# Aim:
Tally the lines holding the string "chart" and reply with that number alone.

--- Start ---

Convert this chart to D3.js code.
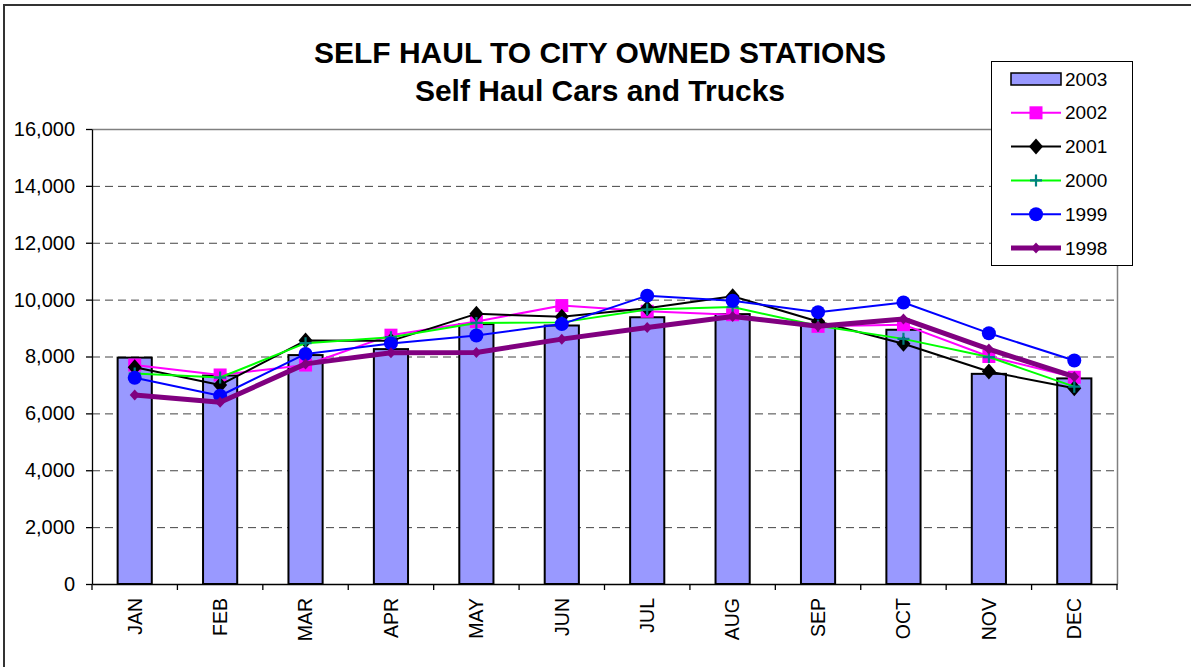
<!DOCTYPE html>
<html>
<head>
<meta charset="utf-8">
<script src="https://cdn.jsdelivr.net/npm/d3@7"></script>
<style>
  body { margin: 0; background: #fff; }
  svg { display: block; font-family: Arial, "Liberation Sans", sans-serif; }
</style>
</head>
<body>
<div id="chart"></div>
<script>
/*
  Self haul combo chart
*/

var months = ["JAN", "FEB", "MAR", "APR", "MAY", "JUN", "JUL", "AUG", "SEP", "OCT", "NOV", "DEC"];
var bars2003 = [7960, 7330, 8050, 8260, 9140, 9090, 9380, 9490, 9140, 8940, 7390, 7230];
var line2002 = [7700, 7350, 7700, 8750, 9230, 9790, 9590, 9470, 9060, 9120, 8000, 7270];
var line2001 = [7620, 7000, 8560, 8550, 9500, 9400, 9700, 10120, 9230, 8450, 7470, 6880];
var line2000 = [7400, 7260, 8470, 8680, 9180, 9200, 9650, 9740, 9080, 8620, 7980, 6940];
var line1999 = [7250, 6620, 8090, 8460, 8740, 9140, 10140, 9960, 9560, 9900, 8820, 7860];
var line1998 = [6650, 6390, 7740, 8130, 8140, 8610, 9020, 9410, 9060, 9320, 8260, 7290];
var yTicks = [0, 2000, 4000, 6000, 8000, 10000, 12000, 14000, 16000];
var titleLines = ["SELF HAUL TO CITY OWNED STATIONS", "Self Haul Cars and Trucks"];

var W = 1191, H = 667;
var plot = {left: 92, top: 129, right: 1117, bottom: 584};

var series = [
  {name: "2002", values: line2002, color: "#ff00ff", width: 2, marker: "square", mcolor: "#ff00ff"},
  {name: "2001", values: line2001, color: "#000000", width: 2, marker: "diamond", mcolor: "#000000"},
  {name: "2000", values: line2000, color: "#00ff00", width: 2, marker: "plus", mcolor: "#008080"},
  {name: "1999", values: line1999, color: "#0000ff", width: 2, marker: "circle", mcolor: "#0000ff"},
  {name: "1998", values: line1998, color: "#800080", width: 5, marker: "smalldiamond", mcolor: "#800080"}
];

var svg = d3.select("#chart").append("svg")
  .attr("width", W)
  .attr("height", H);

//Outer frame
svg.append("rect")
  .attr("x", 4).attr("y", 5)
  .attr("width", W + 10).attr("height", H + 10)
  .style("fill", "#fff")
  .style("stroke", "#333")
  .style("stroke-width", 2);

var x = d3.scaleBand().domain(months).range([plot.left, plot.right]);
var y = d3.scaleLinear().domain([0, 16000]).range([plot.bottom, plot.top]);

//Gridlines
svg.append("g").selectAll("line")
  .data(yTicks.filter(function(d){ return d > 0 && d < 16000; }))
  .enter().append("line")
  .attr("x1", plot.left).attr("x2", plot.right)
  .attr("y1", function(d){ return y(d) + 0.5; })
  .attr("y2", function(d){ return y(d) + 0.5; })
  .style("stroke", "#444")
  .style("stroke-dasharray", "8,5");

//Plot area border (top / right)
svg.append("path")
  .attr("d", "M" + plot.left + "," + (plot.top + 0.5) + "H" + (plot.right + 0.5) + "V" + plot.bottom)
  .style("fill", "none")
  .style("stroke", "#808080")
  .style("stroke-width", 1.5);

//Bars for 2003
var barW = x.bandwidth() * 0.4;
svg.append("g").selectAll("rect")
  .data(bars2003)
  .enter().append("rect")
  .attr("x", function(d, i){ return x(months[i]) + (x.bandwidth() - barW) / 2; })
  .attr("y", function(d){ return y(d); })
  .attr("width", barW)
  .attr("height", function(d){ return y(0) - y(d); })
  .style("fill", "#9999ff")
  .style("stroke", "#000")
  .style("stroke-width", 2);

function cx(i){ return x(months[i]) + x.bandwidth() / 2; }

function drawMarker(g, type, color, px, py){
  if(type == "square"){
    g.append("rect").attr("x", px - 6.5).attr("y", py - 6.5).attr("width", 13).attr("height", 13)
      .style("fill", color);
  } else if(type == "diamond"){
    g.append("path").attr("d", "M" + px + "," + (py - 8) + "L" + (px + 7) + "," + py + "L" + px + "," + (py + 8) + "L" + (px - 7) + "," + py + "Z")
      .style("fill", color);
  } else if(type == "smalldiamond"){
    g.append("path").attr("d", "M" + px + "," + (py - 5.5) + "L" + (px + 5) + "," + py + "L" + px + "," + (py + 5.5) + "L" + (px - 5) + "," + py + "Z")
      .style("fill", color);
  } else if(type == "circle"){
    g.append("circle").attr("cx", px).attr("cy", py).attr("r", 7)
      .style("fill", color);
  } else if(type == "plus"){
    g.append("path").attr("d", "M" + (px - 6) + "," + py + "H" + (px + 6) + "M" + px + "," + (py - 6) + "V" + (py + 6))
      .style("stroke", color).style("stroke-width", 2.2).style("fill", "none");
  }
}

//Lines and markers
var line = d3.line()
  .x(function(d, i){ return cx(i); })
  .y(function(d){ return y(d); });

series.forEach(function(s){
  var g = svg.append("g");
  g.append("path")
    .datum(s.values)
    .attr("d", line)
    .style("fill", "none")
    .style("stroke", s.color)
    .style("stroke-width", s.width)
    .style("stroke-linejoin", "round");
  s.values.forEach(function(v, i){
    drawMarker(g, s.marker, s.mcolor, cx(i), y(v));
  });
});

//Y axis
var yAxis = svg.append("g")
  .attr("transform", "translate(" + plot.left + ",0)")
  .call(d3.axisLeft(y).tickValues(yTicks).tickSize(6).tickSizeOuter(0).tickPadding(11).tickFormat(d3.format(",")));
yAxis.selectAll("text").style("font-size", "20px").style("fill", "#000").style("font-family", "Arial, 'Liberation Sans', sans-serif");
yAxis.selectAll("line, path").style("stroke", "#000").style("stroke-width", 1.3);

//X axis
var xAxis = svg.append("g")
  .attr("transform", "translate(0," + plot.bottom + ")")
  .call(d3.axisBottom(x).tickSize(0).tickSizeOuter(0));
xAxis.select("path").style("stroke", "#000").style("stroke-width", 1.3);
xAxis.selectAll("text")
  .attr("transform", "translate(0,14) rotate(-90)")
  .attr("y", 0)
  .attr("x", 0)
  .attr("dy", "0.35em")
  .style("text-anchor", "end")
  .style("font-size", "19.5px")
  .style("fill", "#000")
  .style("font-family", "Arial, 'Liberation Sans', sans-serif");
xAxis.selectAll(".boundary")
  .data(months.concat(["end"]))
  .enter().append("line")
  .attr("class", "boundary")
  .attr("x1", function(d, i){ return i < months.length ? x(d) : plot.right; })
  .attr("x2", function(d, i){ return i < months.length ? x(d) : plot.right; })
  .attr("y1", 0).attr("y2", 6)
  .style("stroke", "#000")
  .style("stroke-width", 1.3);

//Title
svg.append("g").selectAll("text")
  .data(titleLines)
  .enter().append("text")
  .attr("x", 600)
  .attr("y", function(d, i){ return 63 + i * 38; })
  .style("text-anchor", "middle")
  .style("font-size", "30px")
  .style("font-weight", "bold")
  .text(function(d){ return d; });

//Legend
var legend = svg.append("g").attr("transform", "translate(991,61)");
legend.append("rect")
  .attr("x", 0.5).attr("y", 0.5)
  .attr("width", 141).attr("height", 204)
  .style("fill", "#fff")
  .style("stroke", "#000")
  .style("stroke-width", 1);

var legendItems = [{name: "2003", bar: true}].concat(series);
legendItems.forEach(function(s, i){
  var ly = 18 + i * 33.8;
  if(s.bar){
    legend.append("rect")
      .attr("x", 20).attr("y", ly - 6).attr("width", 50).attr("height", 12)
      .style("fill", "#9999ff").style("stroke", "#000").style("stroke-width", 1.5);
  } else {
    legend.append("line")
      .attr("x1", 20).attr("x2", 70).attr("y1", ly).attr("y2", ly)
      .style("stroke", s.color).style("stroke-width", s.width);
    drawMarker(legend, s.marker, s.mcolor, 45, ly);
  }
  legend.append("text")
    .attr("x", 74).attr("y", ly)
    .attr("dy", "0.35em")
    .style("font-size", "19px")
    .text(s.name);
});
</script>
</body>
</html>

--- End ---

# Task result:
4